Tafuna has enjoyed a significant amount of success in many of its athletic programs. Some of its notable achievements include but are not limited to the following.The Girls-Volleyball team clinched a 3-peat Varsity championship streak in 2018 and became Varsity champions again in 2022. The Boys-Basketball team clinched a consecutive Varsity championship win in 2021. The Boys-Baseball team secured a 3rd-consecutive championship win in 2018

The warrior's football program has come a long way in reaching its own milestones as well as making history. In 2007-2013, the team became the first and only ASHSAA football 5-peat champions in the JV division and were the Varsity football back-to-back champions after defeating Samoana High School in a lopsided 44-6 win in the 2013-14 Varsity football championship. Tafuna’s was once again at the top of the JV league after defeating Marist to become 4-peat champs in the 2021-22 football season and back-to-back champs in the 2024-25 season. Tafuna clinched its first 3-peat Varsity football championship title in 2022-23, and became the second team ever to earn a Varsity 4-peat championship in the 2023-24 season. Tafuna's Varsity football program made history in ASHSAA by becoming the first and only 5-peat Varsity champions after defeating Leone once again in the 2024-25 Varsity Football championship, in a rare and dominating shutout score of 40-0. In the 2025-2026 ASHSAA Varsity Football Championship, the Tafuna Warriors dominated the Fagaitua Vikings 46-6 to become 6-peat Varsity football champions, a historic first in ASHSAA football history. Tafuna’s JV football team were also champions in the 2025-2026 season, becoming 3-peat JV champions following a 12-6 victory over Leone.

Varsity Football Championships (Past 6 Years)
| Season | Top Seed | Challenger | Outcome |
|---|---|---|---|
| 2020-21 | Tafuna Warriors | Samoana Sharks | Warriors 25 Sharks 12 |
| 2021-22 | Tafuna Warriors | Samoana Sharks | Warriors 22 Sharks 11 |
| 2022-23 | Tafuna Warriors | Leone Lions | Warriors 36 Lions 16 |
| 2023-24 | Tafuna Warriors | Leone Lions | Warriors 44 Lions 20 |
| 2024-25 | Tafuna Warriors | Leone Lions | Warriors 40 Lions 0 |
| 2025-26 | Tafuna Warriors | Fagaitua Vikings | Warriors 46 Vikings 6 |

== Academics ==
In addition to the general core subjects and electives it offers, THS also has College Accelerated Courses and participates in the Dual Enrollment Program at the American Samoa Community College.

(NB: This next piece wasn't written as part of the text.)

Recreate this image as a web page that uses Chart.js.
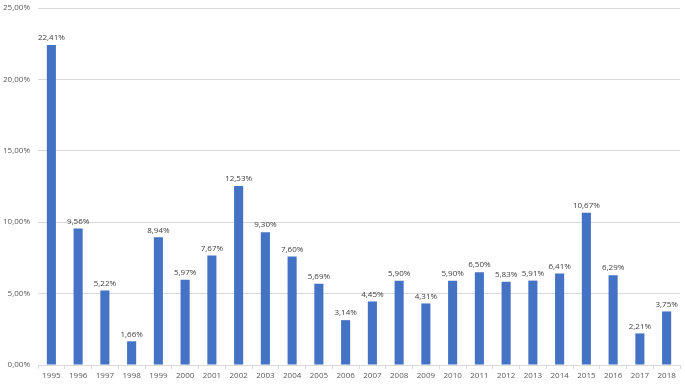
<!DOCTYPE html>
<html>
<head>
<meta charset="utf-8">
<script src="https://cdn.jsdelivr.net/npm/chart.js@4.4.0/dist/chart.umd.min.js"></script>
<style>
  html, body { margin: 0; padding: 0; background: #fff; }
  #wrap { width: 685px; height: 386px; }
</style>
</head>
<body>
<div id="wrap"><canvas id="myChart" width="685" height="386"></canvas></div>
<script>
var years = ['1995', '1996', '1997', '1998', '1999', '2000', '2001', '2002', '2003', '2004', '2005', '2006',
    '2007', '2008', '2009', '2010', '2011', '2012', '2013', '2014', '2015', '2016', '2017', '2018'];
var rates = [22.41, 9.56, 5.22, 1.66, 8.94, 5.97, 7.67, 12.53, 9.30, 7.60, 5.69, 3.14,
    4.45, 5.90, 4.31, 5.90, 6.50, 5.83, 5.91, 6.41, 10.67, 6.29, 2.21, 3.75];
var yTicks = [0, 5, 10, 15, 20, 25];

function fmt(v) {
    return v.toFixed(2).replace('.', ',') + '%';
}

// draw the value above each bar
var valueLabels = {
    id: 'valueLabels',
    afterDatasetsDraw: function (chart) {
        var ctx = chart.ctx;
        var meta = chart.getDatasetMeta(0);
        ctx.save();
        ctx.font = '8px "Open Sans", sans-serif';
        ctx.fillStyle = '#404040';
        ctx.textAlign = 'center';
        ctx.textBaseline = 'bottom';
        meta.data.forEach(function (bar, i) {
            ctx.fillText(fmt(rates[i]), bar.x, bar.y - 3);
        });
        ctx.restore();
    }
};

var ctx = document.getElementById('myChart').getContext('2d');
var myChart = new Chart(ctx, {
    type: 'bar',
    data: {
        labels: years,
        datasets: [{
            data: rates,
            backgroundColor: '#4472C4',
            borderWidth: 0,
            barPercentage: 0.34,
            categoryPercentage: 1
        }]
    },
    options: {
        responsive: false,
        animation: false,
        layout: { padding: { top: 8, right: 5, left: 0, bottom: 0 } },
        plugins: {
            legend: { display: false },
            tooltip: { enabled: false }
        },
        scales: {
            x: {
                grid: {
                    drawOnChartArea: false,
                    color: '#d9d9d9',
                    tickLength: 4
                },
                border: { color: '#d9d9d9' },
                ticks: {
                    color: '#595959',
                    font: { size: 8, family: '"Open Sans", sans-serif' },
                    maxRotation: 0,
                    autoSkip: false,
                    padding: 2
                },
                afterFit: function (scale) { scale.height = 21; }
            },
            y: {
                min: 0,
                max: 25,
                afterBuildTicks: function (scale) {
                    scale.ticks = yTicks.map(function (v) { return { value: v }; });
                },
                grid: { color: '#d9d9d9', drawTicks: false },
                border: { display: false },
                ticks: {
                    color: '#595959',
                    font: { size: 8, family: '"Open Sans", sans-serif' },
                    padding: 8,
                    callback: function (v) { return fmt(v); }
                },
                afterFit: function (scale) {
                    scale.width = 38;
                    scale.paddingTop = 0;
                }
            }
        }
    },
    plugins: [valueLabels]
});
</script>
</body>
</html>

It is highly competitive in islandwide academic competitions and has made strides in national academic competitions as well. In 2017, the Tafuna JROTC team competed in the 8th Annual Academic Challenge and placed first in the LET I division, beating 46 teams across the nation, Asia and other territories that participated in the event. In the 2023 JPA, the JROTC program earned the Gold-Star distinction award after topping the 5 JROTC programs on island with an overall score of 99.13%. In April 2023, THS swept the top 3 spots in the NHD islandwide competition and were the overall champions for the 7th year in a row. The school also took first place in the 36th annual speech festival in 2023 for the third-successive year in a row.